The Alaska Energy Authority (“AEA”) is a public state agency which provides technical support to hundreds of Alaskan villages located off the electrical grid that produce and distribute their own energy needs. The AEA sought to upgrade the utilities in the native villages by installing new switch gear. The standard switch gear or “computer brain” operating switch gear is a programmable logic controller (“PLC”). A contractor bidding on the project, an Alaska subsidiary of an Australian firm, manufactured an alternative switch gear which ran off a personal computer (“PC”). For PC-based switch gear is used in Australia, but has never been used in the United States.

The AEA, in determining which switch gear should be used, conducted two pilot programs in which native villages used the PLC-based switch gear and other villages used the PC-based switch gear. Before the pilot program was completed, and a final determination was made, the AEA issued an invitation to bid for statewide installation of PLC-based switch gear, not PC-based switch gear. The AEA indicated that it was compelled to act before the pilot programs were completed that it could meet a funding deadline.

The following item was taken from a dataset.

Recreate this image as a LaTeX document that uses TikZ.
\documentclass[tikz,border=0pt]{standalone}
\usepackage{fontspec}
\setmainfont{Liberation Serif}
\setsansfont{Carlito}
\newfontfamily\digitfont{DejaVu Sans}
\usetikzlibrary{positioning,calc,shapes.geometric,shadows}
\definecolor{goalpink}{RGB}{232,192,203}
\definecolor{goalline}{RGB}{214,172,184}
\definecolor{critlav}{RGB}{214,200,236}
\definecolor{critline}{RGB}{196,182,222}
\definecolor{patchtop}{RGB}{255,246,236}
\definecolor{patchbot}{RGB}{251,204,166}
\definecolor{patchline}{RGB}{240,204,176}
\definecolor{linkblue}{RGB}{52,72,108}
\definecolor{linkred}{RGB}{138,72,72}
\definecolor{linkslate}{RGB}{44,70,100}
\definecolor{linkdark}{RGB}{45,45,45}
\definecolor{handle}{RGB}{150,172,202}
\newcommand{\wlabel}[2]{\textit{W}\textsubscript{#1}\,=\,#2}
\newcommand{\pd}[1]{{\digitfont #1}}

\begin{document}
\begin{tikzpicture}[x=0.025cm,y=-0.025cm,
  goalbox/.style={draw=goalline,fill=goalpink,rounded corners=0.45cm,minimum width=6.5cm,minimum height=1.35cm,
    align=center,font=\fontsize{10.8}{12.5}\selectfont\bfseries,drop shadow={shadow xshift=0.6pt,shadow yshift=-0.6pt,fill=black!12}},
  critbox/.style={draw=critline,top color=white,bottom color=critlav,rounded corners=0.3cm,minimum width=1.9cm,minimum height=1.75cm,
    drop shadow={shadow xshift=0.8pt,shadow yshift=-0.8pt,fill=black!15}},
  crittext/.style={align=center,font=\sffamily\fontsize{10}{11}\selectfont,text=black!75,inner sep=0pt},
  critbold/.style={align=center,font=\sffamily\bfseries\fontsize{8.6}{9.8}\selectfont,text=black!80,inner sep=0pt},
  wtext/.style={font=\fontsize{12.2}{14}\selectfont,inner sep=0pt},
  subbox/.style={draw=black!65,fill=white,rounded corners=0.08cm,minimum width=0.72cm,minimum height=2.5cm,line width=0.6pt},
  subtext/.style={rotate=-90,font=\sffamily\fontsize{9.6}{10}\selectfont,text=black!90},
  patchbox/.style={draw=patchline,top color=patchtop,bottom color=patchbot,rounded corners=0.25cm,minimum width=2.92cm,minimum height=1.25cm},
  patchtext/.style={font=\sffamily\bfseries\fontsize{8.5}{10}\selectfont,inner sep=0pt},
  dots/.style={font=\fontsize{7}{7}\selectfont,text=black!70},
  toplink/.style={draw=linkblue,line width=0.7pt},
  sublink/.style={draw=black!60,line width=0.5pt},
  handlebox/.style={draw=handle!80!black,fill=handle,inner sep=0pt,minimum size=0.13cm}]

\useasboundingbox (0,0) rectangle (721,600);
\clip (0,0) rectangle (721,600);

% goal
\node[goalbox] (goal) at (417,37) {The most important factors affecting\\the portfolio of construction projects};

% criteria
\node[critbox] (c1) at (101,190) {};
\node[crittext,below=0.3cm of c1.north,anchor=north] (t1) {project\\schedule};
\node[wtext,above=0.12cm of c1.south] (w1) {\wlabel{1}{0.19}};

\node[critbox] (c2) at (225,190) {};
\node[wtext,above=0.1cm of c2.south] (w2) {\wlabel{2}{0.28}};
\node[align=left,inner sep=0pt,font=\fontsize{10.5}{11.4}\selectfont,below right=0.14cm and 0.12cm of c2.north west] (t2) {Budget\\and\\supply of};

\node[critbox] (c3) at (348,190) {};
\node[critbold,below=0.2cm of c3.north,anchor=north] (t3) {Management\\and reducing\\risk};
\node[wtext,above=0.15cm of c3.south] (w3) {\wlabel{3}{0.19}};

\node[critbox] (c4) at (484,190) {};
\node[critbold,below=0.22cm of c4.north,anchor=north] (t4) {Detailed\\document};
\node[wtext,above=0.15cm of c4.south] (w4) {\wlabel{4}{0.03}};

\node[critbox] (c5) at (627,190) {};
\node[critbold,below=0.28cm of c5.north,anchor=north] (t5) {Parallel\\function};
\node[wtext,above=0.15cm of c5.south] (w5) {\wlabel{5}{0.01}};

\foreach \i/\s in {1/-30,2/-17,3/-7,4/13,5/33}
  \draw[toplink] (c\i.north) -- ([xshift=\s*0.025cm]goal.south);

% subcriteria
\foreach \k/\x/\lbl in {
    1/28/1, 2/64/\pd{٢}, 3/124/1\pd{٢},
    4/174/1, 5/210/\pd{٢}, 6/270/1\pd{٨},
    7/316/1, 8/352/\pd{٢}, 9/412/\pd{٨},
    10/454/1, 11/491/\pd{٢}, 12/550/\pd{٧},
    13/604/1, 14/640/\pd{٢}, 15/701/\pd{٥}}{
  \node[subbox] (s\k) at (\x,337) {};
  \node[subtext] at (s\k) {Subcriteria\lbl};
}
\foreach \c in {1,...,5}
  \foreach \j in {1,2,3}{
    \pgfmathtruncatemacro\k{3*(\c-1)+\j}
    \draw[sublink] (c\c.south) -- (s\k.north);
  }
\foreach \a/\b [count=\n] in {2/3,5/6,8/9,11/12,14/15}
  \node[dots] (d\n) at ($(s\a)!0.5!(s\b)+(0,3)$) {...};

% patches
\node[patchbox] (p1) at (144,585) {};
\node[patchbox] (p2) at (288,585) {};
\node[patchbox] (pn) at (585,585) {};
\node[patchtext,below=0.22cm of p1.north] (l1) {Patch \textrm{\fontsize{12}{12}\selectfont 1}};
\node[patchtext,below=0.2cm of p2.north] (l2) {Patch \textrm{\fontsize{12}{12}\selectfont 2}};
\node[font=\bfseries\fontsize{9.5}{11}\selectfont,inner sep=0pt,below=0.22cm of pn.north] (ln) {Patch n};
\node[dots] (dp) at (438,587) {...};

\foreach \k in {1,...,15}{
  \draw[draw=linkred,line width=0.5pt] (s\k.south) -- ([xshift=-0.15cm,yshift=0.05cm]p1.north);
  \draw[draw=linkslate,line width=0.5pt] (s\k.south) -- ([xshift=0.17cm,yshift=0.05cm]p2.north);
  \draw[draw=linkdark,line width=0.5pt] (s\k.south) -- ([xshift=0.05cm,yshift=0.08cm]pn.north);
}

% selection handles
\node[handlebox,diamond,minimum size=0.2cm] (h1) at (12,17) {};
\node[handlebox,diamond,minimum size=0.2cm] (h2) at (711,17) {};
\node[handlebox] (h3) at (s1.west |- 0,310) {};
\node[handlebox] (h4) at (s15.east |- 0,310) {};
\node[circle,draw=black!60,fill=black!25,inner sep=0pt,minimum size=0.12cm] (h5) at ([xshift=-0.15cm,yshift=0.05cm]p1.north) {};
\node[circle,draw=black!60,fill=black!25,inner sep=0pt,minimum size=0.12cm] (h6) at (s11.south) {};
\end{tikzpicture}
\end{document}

The PC-based switch gear supplier filed a bid protest contending that the specifications were unduly restrictive, because the specs excluded the use of PC-based switch gear. The hearing officer denied the protest on the grounds that the agency had acted within its discretion.

The Alaska Supreme Court affirmed the hearing officer’s decision. The contractor which had anticipated furnishing the PC-based switch gear argued that the agency made the wrong decision with regard to the relative merits of the PLC and PC systems. The Court held that the protestor’s “arguments largely missed the point: the question at issue here is not whether the agency made the right decision in preferring one operating system over the other or in deciding to buy now rather than later; instead, the question is whether the agency had the authority to specify the system it wanted and, if so, whether it had a rational basis for its ultimate choice.”